**EXERCISE MATERIALS:**

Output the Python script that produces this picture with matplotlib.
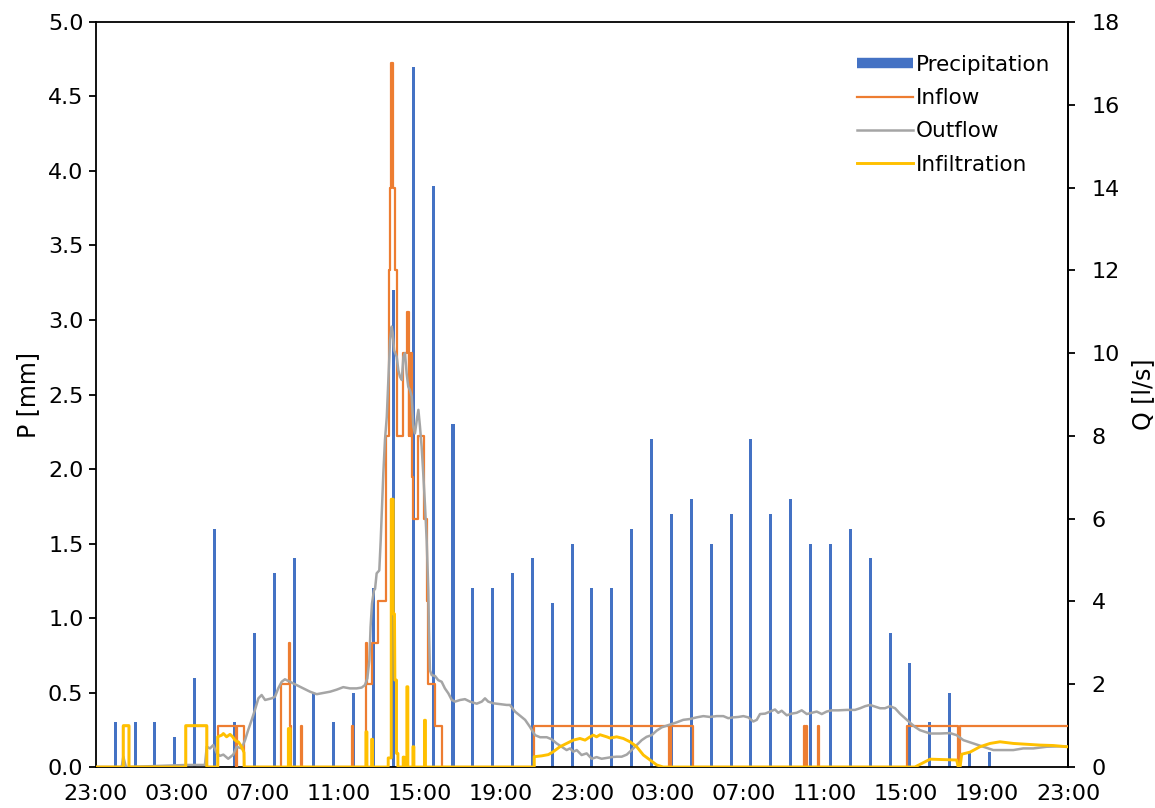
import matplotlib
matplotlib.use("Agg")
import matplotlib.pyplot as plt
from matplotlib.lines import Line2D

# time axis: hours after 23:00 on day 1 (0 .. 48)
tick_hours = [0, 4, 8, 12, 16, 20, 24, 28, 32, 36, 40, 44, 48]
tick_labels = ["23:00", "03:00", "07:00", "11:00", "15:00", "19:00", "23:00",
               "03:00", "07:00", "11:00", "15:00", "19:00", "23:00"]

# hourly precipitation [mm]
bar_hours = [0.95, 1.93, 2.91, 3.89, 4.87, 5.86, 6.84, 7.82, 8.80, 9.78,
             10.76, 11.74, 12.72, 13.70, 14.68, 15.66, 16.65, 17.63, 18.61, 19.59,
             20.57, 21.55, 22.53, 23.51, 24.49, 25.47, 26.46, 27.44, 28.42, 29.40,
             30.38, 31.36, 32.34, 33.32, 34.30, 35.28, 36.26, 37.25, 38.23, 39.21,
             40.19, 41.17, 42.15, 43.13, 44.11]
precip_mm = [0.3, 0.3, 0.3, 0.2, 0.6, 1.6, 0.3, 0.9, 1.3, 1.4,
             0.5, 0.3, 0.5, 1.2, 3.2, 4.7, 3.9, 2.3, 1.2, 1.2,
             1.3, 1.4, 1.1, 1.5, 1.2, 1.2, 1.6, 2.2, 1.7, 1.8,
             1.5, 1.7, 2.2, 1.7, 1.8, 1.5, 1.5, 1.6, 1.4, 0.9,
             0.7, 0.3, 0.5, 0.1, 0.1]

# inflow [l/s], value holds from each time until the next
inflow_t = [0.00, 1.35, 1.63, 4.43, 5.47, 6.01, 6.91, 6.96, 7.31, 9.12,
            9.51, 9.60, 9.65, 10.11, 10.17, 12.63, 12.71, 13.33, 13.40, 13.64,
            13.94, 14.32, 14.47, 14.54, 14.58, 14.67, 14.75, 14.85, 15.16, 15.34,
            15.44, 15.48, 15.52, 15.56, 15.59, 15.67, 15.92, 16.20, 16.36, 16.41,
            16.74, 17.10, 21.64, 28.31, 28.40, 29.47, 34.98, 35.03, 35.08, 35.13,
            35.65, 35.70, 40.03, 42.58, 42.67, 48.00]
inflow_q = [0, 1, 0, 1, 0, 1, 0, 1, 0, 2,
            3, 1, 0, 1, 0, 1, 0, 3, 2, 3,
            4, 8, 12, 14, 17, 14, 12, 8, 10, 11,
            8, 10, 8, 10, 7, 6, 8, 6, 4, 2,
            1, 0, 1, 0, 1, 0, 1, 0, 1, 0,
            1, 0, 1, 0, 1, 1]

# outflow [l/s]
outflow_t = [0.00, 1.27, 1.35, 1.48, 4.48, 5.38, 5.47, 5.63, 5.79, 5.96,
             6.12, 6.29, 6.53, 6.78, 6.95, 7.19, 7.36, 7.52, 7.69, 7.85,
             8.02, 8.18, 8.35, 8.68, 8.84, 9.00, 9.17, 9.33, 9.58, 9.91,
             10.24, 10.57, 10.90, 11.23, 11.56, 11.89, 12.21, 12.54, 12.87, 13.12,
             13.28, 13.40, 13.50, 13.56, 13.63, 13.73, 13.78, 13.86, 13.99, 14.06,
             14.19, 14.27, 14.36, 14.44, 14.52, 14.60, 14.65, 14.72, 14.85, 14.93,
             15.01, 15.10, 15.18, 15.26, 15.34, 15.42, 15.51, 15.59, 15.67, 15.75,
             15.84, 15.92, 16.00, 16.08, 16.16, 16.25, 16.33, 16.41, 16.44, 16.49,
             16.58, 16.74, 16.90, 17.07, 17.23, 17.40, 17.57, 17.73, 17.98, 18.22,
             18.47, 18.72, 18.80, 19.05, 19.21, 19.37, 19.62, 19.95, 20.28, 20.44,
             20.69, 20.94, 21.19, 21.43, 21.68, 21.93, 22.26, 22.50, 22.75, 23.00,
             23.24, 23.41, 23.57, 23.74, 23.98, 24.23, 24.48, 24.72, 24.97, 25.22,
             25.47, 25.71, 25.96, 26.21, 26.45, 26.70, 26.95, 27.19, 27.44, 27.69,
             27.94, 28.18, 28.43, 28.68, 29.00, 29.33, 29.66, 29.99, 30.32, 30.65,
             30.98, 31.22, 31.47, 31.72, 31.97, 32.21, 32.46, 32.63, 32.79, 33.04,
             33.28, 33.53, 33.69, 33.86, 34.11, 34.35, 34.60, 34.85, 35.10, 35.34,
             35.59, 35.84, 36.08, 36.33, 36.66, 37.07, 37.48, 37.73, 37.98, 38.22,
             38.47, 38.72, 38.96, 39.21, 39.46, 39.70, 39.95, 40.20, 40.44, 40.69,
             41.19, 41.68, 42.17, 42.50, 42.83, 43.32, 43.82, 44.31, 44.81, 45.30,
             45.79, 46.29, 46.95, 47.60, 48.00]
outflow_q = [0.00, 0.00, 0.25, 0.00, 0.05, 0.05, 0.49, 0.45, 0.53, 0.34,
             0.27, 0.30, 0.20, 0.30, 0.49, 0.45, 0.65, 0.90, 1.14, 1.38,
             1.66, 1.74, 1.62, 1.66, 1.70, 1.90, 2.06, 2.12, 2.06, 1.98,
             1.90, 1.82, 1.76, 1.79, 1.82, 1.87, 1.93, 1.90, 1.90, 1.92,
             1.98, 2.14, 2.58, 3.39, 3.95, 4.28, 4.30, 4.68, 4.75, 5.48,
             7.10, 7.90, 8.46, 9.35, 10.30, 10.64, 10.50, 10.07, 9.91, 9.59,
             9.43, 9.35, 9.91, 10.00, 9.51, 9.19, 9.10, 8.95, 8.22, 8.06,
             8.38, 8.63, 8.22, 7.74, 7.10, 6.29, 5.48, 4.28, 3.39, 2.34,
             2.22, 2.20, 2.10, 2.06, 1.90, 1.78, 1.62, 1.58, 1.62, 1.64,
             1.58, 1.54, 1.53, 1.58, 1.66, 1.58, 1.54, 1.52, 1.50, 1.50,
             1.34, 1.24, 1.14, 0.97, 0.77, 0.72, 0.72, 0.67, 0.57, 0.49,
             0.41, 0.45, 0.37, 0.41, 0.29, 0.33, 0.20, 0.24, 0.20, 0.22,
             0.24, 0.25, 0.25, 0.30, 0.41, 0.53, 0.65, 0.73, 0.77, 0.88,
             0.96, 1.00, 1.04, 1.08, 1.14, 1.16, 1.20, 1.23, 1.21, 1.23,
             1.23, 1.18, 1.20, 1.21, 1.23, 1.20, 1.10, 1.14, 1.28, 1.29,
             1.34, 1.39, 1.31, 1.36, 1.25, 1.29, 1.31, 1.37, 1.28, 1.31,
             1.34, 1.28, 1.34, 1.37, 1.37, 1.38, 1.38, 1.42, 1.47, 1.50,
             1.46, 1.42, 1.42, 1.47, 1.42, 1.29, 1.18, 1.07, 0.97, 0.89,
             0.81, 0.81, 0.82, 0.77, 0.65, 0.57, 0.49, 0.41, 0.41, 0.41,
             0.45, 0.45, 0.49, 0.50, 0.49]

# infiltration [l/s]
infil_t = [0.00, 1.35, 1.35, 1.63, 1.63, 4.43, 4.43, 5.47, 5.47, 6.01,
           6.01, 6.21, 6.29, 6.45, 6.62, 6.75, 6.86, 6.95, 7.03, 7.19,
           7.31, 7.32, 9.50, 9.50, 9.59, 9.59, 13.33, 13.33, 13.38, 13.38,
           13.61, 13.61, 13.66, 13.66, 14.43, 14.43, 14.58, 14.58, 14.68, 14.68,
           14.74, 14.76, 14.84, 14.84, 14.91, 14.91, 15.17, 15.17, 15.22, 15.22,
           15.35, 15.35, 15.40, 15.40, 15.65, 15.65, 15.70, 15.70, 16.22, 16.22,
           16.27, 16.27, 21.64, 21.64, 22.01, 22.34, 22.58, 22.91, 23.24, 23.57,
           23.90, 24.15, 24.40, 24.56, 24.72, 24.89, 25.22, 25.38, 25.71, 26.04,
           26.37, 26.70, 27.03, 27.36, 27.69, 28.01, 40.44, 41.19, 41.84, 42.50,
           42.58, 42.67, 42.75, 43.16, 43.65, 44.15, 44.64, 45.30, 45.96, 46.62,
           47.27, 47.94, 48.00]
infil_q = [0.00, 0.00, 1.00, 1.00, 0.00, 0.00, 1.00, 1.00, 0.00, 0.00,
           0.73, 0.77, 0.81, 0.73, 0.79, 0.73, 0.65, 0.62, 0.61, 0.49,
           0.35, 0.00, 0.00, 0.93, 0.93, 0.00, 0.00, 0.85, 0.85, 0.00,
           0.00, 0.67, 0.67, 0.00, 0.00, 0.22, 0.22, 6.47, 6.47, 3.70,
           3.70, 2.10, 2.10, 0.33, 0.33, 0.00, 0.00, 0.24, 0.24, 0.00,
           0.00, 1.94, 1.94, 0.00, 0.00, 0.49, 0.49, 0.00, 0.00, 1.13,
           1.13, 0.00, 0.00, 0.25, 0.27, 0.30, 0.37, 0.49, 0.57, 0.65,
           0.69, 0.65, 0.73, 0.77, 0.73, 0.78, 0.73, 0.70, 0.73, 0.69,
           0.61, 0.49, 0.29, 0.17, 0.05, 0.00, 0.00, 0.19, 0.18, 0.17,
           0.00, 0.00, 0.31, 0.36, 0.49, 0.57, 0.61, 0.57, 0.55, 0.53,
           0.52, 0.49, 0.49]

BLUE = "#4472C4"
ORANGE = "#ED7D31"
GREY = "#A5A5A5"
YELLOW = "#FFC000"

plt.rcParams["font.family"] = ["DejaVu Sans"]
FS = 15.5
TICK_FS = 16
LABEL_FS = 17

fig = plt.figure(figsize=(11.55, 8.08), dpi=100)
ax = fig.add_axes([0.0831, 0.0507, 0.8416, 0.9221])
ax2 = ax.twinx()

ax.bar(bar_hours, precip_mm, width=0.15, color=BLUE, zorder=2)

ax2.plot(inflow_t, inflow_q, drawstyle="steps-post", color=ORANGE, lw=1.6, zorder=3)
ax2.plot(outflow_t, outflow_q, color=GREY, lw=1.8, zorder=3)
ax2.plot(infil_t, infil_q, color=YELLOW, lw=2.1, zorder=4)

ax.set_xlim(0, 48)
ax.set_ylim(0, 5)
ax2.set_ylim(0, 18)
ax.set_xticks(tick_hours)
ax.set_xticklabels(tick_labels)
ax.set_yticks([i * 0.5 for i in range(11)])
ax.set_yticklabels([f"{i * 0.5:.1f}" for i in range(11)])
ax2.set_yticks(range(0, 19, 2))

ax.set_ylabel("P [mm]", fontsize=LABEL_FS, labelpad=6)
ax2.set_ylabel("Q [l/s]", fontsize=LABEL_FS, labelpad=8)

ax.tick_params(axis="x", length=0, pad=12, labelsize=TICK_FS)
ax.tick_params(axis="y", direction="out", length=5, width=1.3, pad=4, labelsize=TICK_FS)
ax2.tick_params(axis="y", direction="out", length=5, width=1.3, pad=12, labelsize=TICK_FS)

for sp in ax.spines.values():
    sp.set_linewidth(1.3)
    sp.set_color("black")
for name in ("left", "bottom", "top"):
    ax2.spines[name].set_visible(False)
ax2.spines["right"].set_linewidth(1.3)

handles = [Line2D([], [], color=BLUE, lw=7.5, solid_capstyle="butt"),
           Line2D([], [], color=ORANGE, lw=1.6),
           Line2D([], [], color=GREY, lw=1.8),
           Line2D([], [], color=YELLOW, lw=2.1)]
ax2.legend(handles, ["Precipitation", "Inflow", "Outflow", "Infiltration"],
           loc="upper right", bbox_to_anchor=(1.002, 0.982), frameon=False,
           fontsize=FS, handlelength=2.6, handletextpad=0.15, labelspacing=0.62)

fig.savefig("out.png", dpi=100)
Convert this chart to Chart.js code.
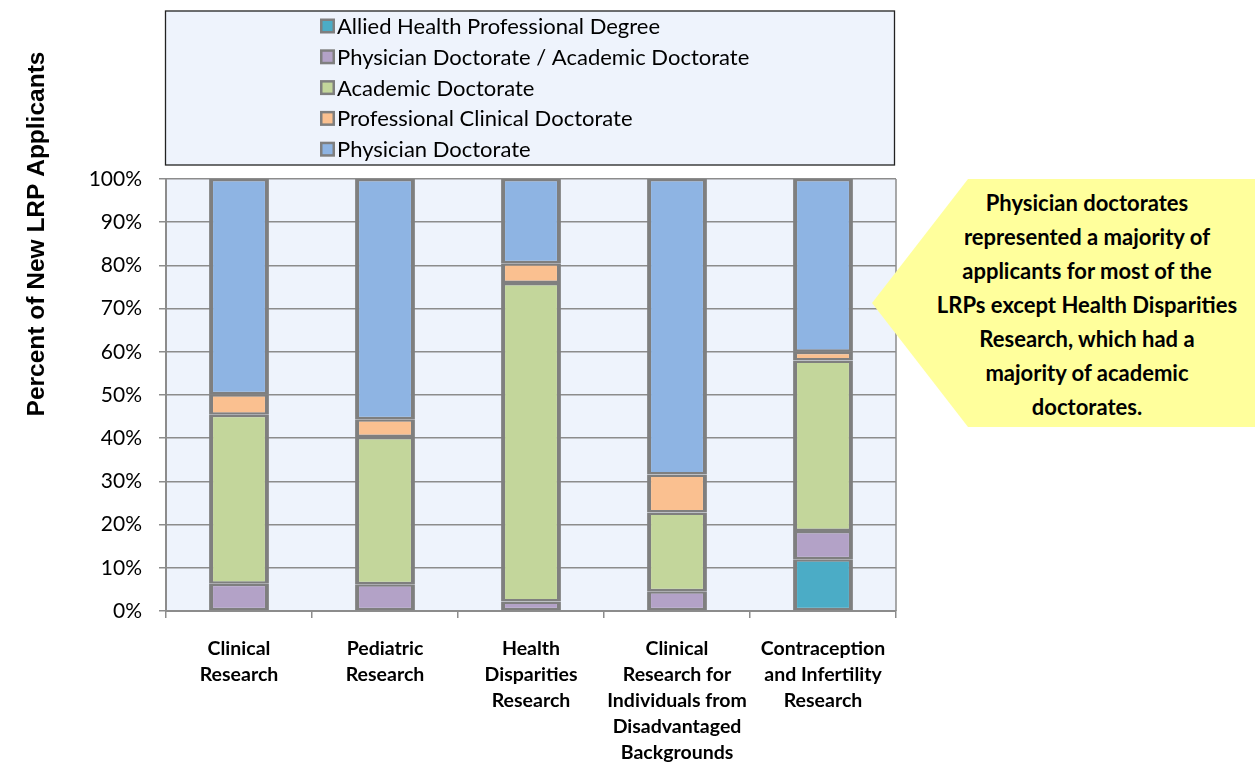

**WRITTEN INSTRUCTION:** Output exactly the span of lines from the top of the listing through the line holding "from matplotlib.lines import Line2D", and leave every picture out.

**FINAL RESULT:**
Output the Python script that produces this picture with matplotlib.
import matplotlib
matplotlib.use("Agg")
import matplotlib.pyplot as plt
from matplotlib.lines import Line2D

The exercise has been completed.